Former Bar President Susie Hoffman to Receive WCL Presidents Award for Public Service
November 04, 2021
Susie M. Hoffman, public service partner at Crowell & Moring LLP and former D.C. Bar president (2019–2020), will receive the Washington Council of Lawyer’s (WCL) Presidents Award on December 2. The annual awards ceremony honors exceptional lawyers and law firms in the District that have dedicated their time and talent to pro bono service, public interest law, and the advancement of access to justice.
Hoffman has devoted more than 30 years of her legal career to pro bono and public interest advocacy. At Crowell & Moring, she became the firm’s first public service partner. She has litigated numerous cases involving child abuse and neglect, domestic violence, and child custody. Hoffman has also served as a faculty member for the D.C. Bar’s Child Custody and Domestic Violence training courses. She has spent many hours volunteering to help feed the homeless at soup kitchens sponsored by So Others Might Eat, St. Maria’s Meals, and Loaves and Fishes.
“Susie is a champion of pro bono, an unparalleled trailblazer in the public interest community, and has been an integral part of the Washington Council of Lawyers,” says Christina Jackson, WCL’s new executive director. “Susie is a longtime board member and twice has served as board president. [She]brings a unique blend of kindness, intelligence, humility, and passion to her tireless work to advance access to justice. She soars among legal luminaries but also is down-to-earth.”
Because the WCL is celebrating its 50th anniversary, Hoffman says being honored with the Presidents Awards is especially meaningful. “The other thing that makes it extra special and a little humbling is that the people who make the selection are the past presidents of the Washington Council of Lawyers,” she says. “I know almost all of those folks and I respect them.
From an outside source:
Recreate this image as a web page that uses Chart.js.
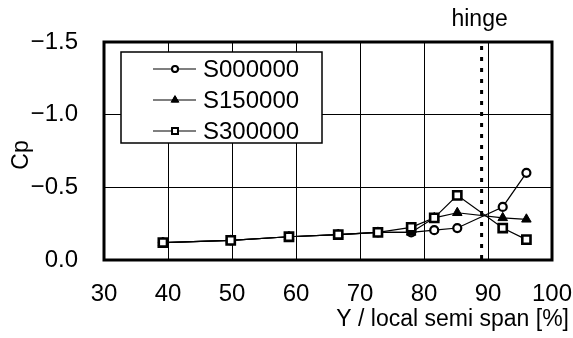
<!DOCTYPE html>
<html>
<head>
<meta charset="utf-8">
<script src="https://cdn.jsdelivr.net/npm/chart.js@4.4.1/dist/chart.umd.min.js"></script>
<style>
  html, body { margin: 0; padding: 0; background: #fff; }
  canvas { display: block; }
</style>
</head>
<body>
<canvas id="cpChart" width="573" height="338"></canvas>
<script>
// spanwise stations [% of local semi span]
const spanX = [39.2, 49.8, 58.9, 66.6, 72.8, 78.0, 81.6, 85.2, 92.3, 96.0];

// Cp per case
const cpS000000 = [-0.12, -0.135, -0.16, -0.175, -0.19, -0.19, -0.205, -0.22, -0.365, -0.60];
const cpS150000 = [-0.12, -0.135, -0.16, -0.175, -0.19, -0.19, -0.29, -0.325, -0.29, -0.28];
const cpS300000 = [-0.12, -0.135, -0.16, -0.175, -0.19, -0.225, -0.29, -0.445, -0.22, -0.14];

const seriesNames = ['S000000', 'S150000', 'S300000'];
const xTickValues = [30, 40, 50, 60, 70, 80, 90, 100];
const yTickValues = [0, -0.5, -1.0, -1.5];
const hingeX = 89;

const FONT = '"Liberation Sans", Arial, sans-serif';

function toPoints(values) {
    return spanX.map((x, i) => ({ x: x, y: values[i] }));
}

function formatCp(v) {
    if (Math.abs(v) < 1e-9) return '0.0';
    return (v < 0 ? '\u2212' : '') + Math.abs(v).toFixed(1);
}

const markerStyles = [
    { pointStyle: 'circle', radius: 4, borderWidth: 2.2, fill: '#fff', legendRadius: 3, legendBorder: 2 },
    { pointStyle: 'triangle', radius: 5.5, borderWidth: 1, fill: '#000', legendRadius: 4, legendBorder: 1 },
    { pointStyle: 'rect', radius: 5.8, borderWidth: 2.6, fill: '#fff', legendRadius: 4.2, legendBorder: 2 }
];

const decorations = {
    id: 'decorations',
    afterDraw(chart) {
        const ctx = chart.ctx;
        const area = chart.chartArea;
        const xScale = chart.scales.x;

        ctx.save();

        // hinge line
        const hx = xScale.getPixelForValue(hingeX);
        ctx.strokeStyle = '#000';
        ctx.lineWidth = 3;
        ctx.setLineDash([4, 7]);
        ctx.beginPath();
        ctx.moveTo(hx, area.top + 4);
        ctx.lineTo(hx, area.bottom);
        ctx.stroke();
        ctx.setLineDash([]);

        // frame
        ctx.lineWidth = 3;
        ctx.strokeRect(area.left, area.top, area.right - area.left, area.bottom - area.top);

        ctx.fillStyle = '#000';
        ctx.font = '23px ' + FONT;
        ctx.textBaseline = 'middle';

        // hinge label
        ctx.textAlign = 'center';
        ctx.fillText('hinge', hx - 2, 20);

        // axis titles
        ctx.textAlign = 'right';
        ctx.fillText('Y / local semi span [%]', 569, 320);

        ctx.save();
        ctx.translate(22, 155);
        ctx.rotate(-Math.PI / 2);
        ctx.textAlign = 'center';
        ctx.fillText('Cp', 0, 0);
        ctx.restore();

        // legend
        const box = { x: 121, y: 52, w: 201, h: 91 };
        ctx.fillStyle = '#fff';
        ctx.fillRect(box.x, box.y, box.w, box.h);
        ctx.lineWidth = 1.5;
        ctx.strokeStyle = '#000';
        ctx.strokeRect(box.x, box.y, box.w, box.h);

        const rows = [69, 100, 131];
        chart.data.datasets.forEach((ds, i) => {
            const y = rows[i];
            const m = markerStyles[i];
            ctx.lineWidth = 1.2;
            ctx.beginPath();
            ctx.moveTo(153, y);
            ctx.lineTo(196, y);
            ctx.stroke();
            Chart.helpers.drawPoint(ctx, {
                pointStyle: m.pointStyle,
                radius: m.legendRadius,
                borderWidth: m.legendBorder,
                rotation: 0
            }, 175, y);
            ctx.fillStyle = m.fill;
            ctx.strokeStyle = '#000';
            ctx.lineWidth = m.legendBorder;
            ctx.fill();
            ctx.stroke();
            ctx.fillStyle = '#000';
            ctx.font = '24px ' + FONT;
            ctx.textAlign = 'left';
            ctx.fillText(ds.label, 203, y + 1);
        });

        ctx.restore();
    }
};

const seriesValues = [cpS000000, cpS150000, cpS300000];

const datasets = seriesValues.map((vals, i) => {
    const m = markerStyles[i];
    return {
        label: seriesNames[i],
        data: toPoints(vals),
        showLine: true,
        borderColor: '#000',
        borderWidth: 1.2,
        pointStyle: m.pointStyle,
        pointRadius: m.radius,
        pointBorderWidth: m.borderWidth,
        pointBackgroundColor: m.fill,
        pointBorderColor: '#000',
        order: 2 - i
    };
});

const ctx = document.getElementById('cpChart').getContext('2d');
window.cpChart = new Chart(ctx, {
    type: 'scatter',
    data: { datasets: datasets },
    options: {
        responsive: false,
        animation: false,
        devicePixelRatio: 1,
        layout: { padding: { left: 0, top: 42, right: 21, bottom: 0 } },
        plugins: {
            legend: { display: false },
            tooltip: { enabled: false }
        },
        scales: {
            x: {
                type: 'linear',
                min: 30,
                max: 100,
                afterFit: function(scale) {
                    scale.height = 78;
                    scale.paddingLeft = 0;
                    scale.paddingRight = 0;
                },
                afterBuildTicks: function(scale) {
                    scale.ticks = xTickValues.map(v => ({ value: v }));
                },
                ticks: {
                    color: '#000',
                    font: { family: FONT, size: 24 },
                    padding: 20,
                    autoSkip: false,
                    maxRotation: 0
                },
                grid: { color: '#000', lineWidth: 1, drawTicks: false },
                border: { display: false }
            },
            y: {
                type: 'linear',
                min: -1.5,
                max: 0,
                reverse: true,
                afterFit: function(scale) {
                    scale.width = 104;
                    scale.paddingTop = 0;
                    scale.paddingBottom = 0;
                },
                afterBuildTicks: function(scale) {
                    scale.ticks = yTickValues.map(v => ({ value: v }));
                },
                ticks: {
                    color: '#000',
                    font: { family: FONT, size: 24 },
                    padding: 26,
                    callback: function(value) { return formatCp(value); }
                },
                grid: { color: '#000', lineWidth: 1, drawTicks: false },
                border: { display: false }
            }
        }
    },
    plugins: [decorations]
});
</script>
</body>
</html>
It’s really special.”
Hoffman argues that providing pro bono legal services to the less fortunate is transformative for the clients, the volunteering attorney, and in some cases the political landscape. “When you have a client, say the NAACP, and you work on voting rights cases and have a major victory, you can have an impact on thousands of voters,” she explains. “I think for many attorneys, it’s really transformational when we are able to use our skills that can really change lives.”
During her term as D.C. Bar president, Hoffman won the American Bar Association’s (ABA) Best President’s Column award for her Washington Lawyer magazine essay, “Losers: Our Unsung Heroes,” which emphasized the importance of public defenders and other attorneys who represent individuals with losing cases but do so to preserve the integrity of our justice system.
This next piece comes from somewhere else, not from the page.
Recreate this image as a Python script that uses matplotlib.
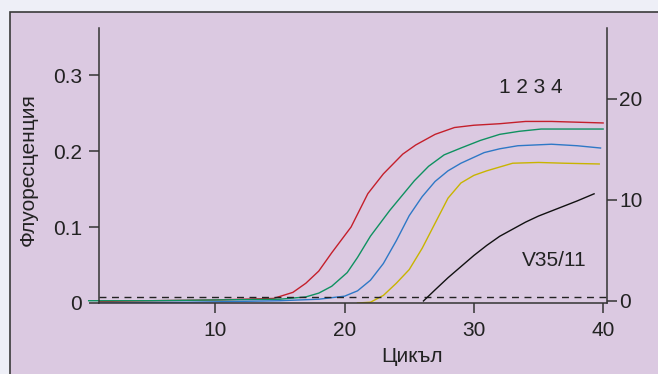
import matplotlib
matplotlib.use("Agg")
import matplotlib.pyplot as plt
from matplotlib.patches import Rectangle

plt.rcParams['font.family'] = ['Liberation Sans', 'DejaVu Sans']

# кривые на флуоресценция (лява ос)
red_x = [1, 5, 10, 14.5, 16, 17, 18, 19, 20.5, 21.8, 23, 24.5, 25.5, 27, 28.5, 30, 32, 34, 36, 38, 40]
red_y = [0.002, 0.003, 0.004, 0.006, 0.014, 0.026, 0.042, 0.066, 0.100, 0.144, 0.170, 0.196, 0.208,
         0.222, 0.231, 0.234, 0.236, 0.239, 0.239, 0.238, 0.237]

green_x = [0.2, 5, 10, 15, 17, 18, 19, 20.2, 21, 22, 23.5, 25.4, 26.5, 27.7, 29, 30.5, 32, 33.5, 35.2, 40]
green_y = [0.003, 0.003, 0.004, 0.005, 0.008, 0.013, 0.022, 0.040, 0.060, 0.088, 0.122, 0.161, 0.180,
           0.195, 0.204, 0.214, 0.222, 0.226, 0.229, 0.229]

blue_x = [1, 8, 15, 18, 20, 21, 22, 23, 24, 25, 26, 27, 28, 29, 30.8, 32, 33.4, 36, 38, 39.8]
blue_y = [0.000, 0.001, 0.003, 0.005, 0.009, 0.016, 0.030, 0.052, 0.082, 0.115, 0.140, 0.160, 0.174,
          0.184, 0.198, 0.203, 0.207, 0.209, 0.207, 0.204]

yellow_x = [21, 22, 23, 24, 25, 26, 27, 28, 29, 30, 31, 32, 33, 35, 37, 39.7]
yellow_y = [0.0, 0.001, 0.010, 0.026, 0.044, 0.072, 0.105, 0.138, 0.158, 0.168, 0.174, 0.179, 0.184,
            0.185, 0.184, 0.183]

# V35/11 (дясна ос)
black_x = [26.1, 27, 28, 29, 30, 31, 32, 33, 34, 35, 36, 37, 38, 39.3]
black_y = [0.0, 1.1, 2.3, 3.4, 4.5, 5.5, 6.4, 7.1, 7.8, 8.4, 8.9, 9.4, 9.9, 10.6]

threshold = 0.008

fig = plt.figure(figsize=(6.58, 3.74), dpi=100, facecolor='#eeeff7')
panel = Rectangle((10 / 658, -0.05), 1.0, 1 - 12 / 374 + 0.05, transform=fig.transFigure,
                  facecolor='#dbc9e1', edgecolor='#3a3a3a', linewidth=1.2, zorder=-10)
fig.patches.append(panel)

ax = fig.add_axes([99 / 658, 71 / 374, 508 / 658, 275 / 374])
ax.set_facecolor('none')
spine_c = '#333333'

ax.plot(red_x, red_y, color='#c41f2b', lw=1.0)
ax.plot(green_x, green_y, color='#0f9160', lw=1.0, clip_on=False)
ax.plot(blue_x, blue_y, color='#2e78c6', lw=1.0)
ax.plot(yellow_x, yellow_y, color='#c8b400', lw=1.0)
ax.axhline(threshold, color='#222222', lw=1.0, dashes=(5, 4))

ax.set_xlim(1, 40.3)
ax.set_ylim(0, 0.362)
ax.set_xticks([10, 20, 30, 40])
ax.set_yticks([0, 0.1, 0.2, 0.3])
ax.set_yticklabels(['0', '0.1', '0.2', '0.3'])
ax.tick_params(length=7, width=1.1, color=spine_c, labelsize=15, labelcolor='#222222')
ax.tick_params(axis='y', pad=5)
ax.tick_params(axis='x', pad=6)
for s in ['top', 'right']:
    ax.spines[s].set_visible(False)
for s in ['left', 'bottom']:
    ax.spines[s].set_color(spine_c)
    ax.spines[s].set_linewidth(1.1)

ax2 = ax.twinx()
ax2.plot(black_x, black_y, color='#111111', lw=1.0)
ax2.set_ylim(-0.2, 27)
ax2.set_yticks([0, 10, 20])
ax2.tick_params(length=7, width=1.1, color=spine_c, labelsize=15, labelcolor='#222222', pad=2)
for s in ['top', 'left', 'bottom']:
    ax2.spines[s].set_visible(False)
ax2.spines['right'].set_color(spine_c)
ax2.spines['right'].set_linewidth(1.1)

ax.text(0.851, 0.785, '1 2 3 4', transform=ax.transAxes, ha='center', va='center',
        fontsize=15, color='#222222')
ax.text(0.897, 0.156, 'V35/11', transform=ax.transAxes, ha='center', va='center',
        fontsize=15, color='#222222')

fig.text(28 / 658, 1 - 170 / 374, 'Флуоресценция', rotation=90, ha='center', va='center',
         fontsize=15, color='#222222')
fig.text(412 / 658, 1 - 357 / 374, 'Цикъл', ha='center', va='center', fontsize=15, color='#222222')

fig.savefig('out.png', dpi=100, facecolor=fig.get_facecolor())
In the June 2019 issue of Washington Lawyer, Hoffman credited her stay-at-home mother with instilling in her the need to give back to the community while growing up in the Midwest. After her second year at Indiana University, Hoffman was divided between choosing a career in law and social work. She interned at the juvenile probation department in Fort Wayne, Indiana, shadowing a social worker who served as a probation officer.
“During the court proceedings, it struck me the lawyer had the ability to have a greater impact on the outcome for the client than the social worker did,” Hoffman told Washington Lawyer. “Being a lawyer would give me the tools to make a difference.”
After earning her bachelor’s degree in political science and government, Hoffman attended the George Washington University Law School. Afterward, she clerked for Judge Harold H. Greene at the U.S. District Court for the District of Columbia. She worked at Hogan & Hartson for eight years before joining Crowell & Moring in 1988.
In addition to her role as D.C. Bar president, Hoffman has served as president of the D.C. Bar Pro Bono Center board and for two terms on the D.C. Bar’s Board of Governors. She was on the D.C. Bar Foundation’s board from 2011 to 2017, serving as its president between 2015 and 2017. She’s the founding board chair of the Domestic Violence Legal Empowerment and Advocacy Project. Also, between 2009 and 2013, she was co-chair of the D.C. Circuit Judicial Conference’s Standing Committee on Pro Bono Legal Services.
Today, Hoffman serves as chair of the ABA Death Penalty Representation Project, as a commissioner on the D.C. Access to Justice Commission, and as vice president of the Washington Legal Clinic for the Homeless Board, and on the D.C. Bar Pro Bono Committee
“[Hoffman] is a true servant leader,” Jackson says. “And we are honored to recognize her at our awards ceremony.”